The person who suffers the injury is called the ‘victim’ or the ‘plaintiff’.
The person who is responsible for that injury is called the ‘tortfeasor’ or the ‘defendant’.
Basic Elements of ‘Tort’
From the above example, we can gather the essential elements of a ‘tort’. They are:
- Wrongful act or omission by the defendant.
- Such wrongful act or omission interferes with the legal rights of the plaintiff, i.e., legal injury to the plaintiff.
- Legal remedy of damages (compensation) is available to the plaintiff.
Why do we need ‘Law of Torts’
All civilized legal systems of the world support the well-known maxim, ‘ubi jus ibi remedium’ i.e., where there is a right, there is a remedy. This is the purpose of the ‘Law of torts’.
Rights cannot exist in vacuum. There is always someone who owes a corresponding duty to the right holder.

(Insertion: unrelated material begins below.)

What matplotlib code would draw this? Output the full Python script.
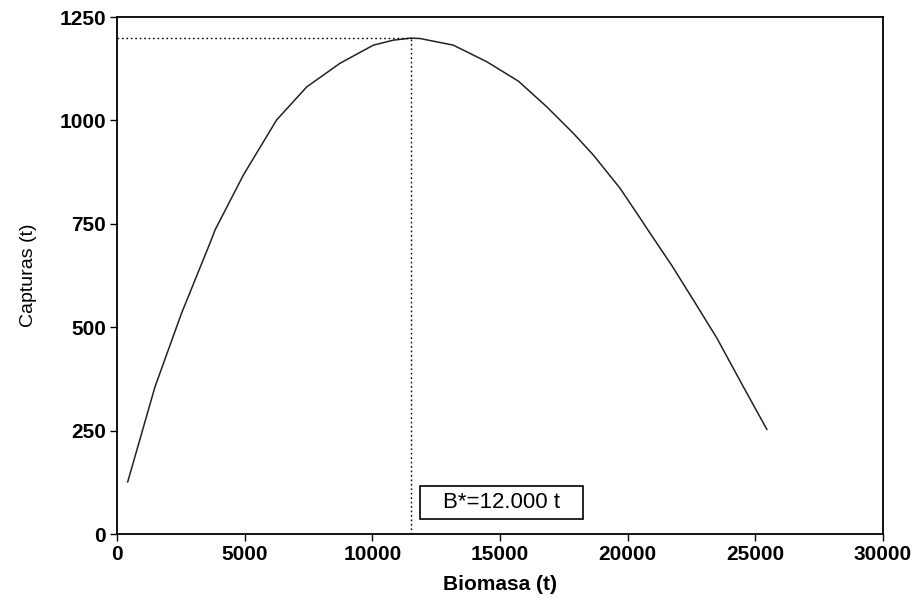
import matplotlib.pyplot as plt
from matplotlib.patches import Rectangle

plt.rcParams['font.family'] = ['Liberation Sans', 'DejaVu Sans']

# Curva de capturas en función de la biomasa
biomasa = [420, 1490, 2530, 3640, 3840, 4950, 6250, 7430, 8730, 10040,
           10820, 11500, 11870, 13170, 14480, 15720, 16830, 17870, 18660,
           19700, 20420, 20880, 21720, 22570, 23490, 24530, 25450]
capturas = [126, 356, 534, 703, 735, 868, 1001, 1081, 1138, 1182,
            1194, 1199, 1198, 1182, 1142, 1095, 1033, 969, 916,
            836, 770, 727, 650, 566, 474, 356, 253]

b_opt = 11500
c_max = 1200
etiqueta = 'B*=12.000 t'

x_ticks = [0, 5000, 10000, 15000, 20000, 25000, 30000]
y_ticks = [0, 250, 500, 750, 1000, 1250]

fig = plt.figure(figsize=(9.16, 6.08), dpi=100)
ax = fig.add_axes([0.1277, 0.1217, 0.8363, 0.8503])

ax.plot(biomasa, capturas, color='#222222', linewidth=1.1, solid_joinstyle='round')

# Líneas de referencia punteadas hacia el máximo
ax.plot([0, b_opt], [c_max, c_max], color='black', linestyle=(0, (1.2, 2)), linewidth=1)
ax.plot([b_opt, b_opt], [0, c_max], color='black', linestyle=(0, (1.2, 2)), linewidth=1)

# Recuadro con el valor de B*
ax.add_patch(Rectangle((11870, 36), 6380, 80, facecolor='white',
                       edgecolor='black', linewidth=1.2, zorder=3))
ax.text(15060, 76, etiqueta, ha='center', va='center', fontsize=16, zorder=4)

ax.set_xlim(0, 30000)
ax.set_ylim(0, 1250)
ax.set_xticks(x_ticks)
ax.set_yticks(y_ticks)
ax.tick_params(direction='out', length=5, width=1, labelsize=15, pad=3)
for lab in ax.get_xticklabels() + ax.get_yticklabels():
    lab.set_fontweight('bold')
for s in ax.spines.values():
    s.set_linewidth(1.3)

ax.set_xlabel('Biomasa (t)', fontsize=15, fontweight='bold', labelpad=8)
ax.set_ylabel('Capturas (t)', fontsize=14, labelpad=16)

fig.savefig('out.png', dpi=100)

I have a right to enjoy the peaceful possession of my house. My neighbors have a corresponding duty to ensure that my peace is not disturbed noise, say, from extremely loud music playing all through the night.
So, if I have a right, I can enjoy it only if my neighbors perform their duty towards me.
Therefore, the law of torts serves a two-fold purpose:
- Rights of people given to them by law must be protected.
- Upon violation of legal right, the victim must be given an adequate remedy to compensate for his loss.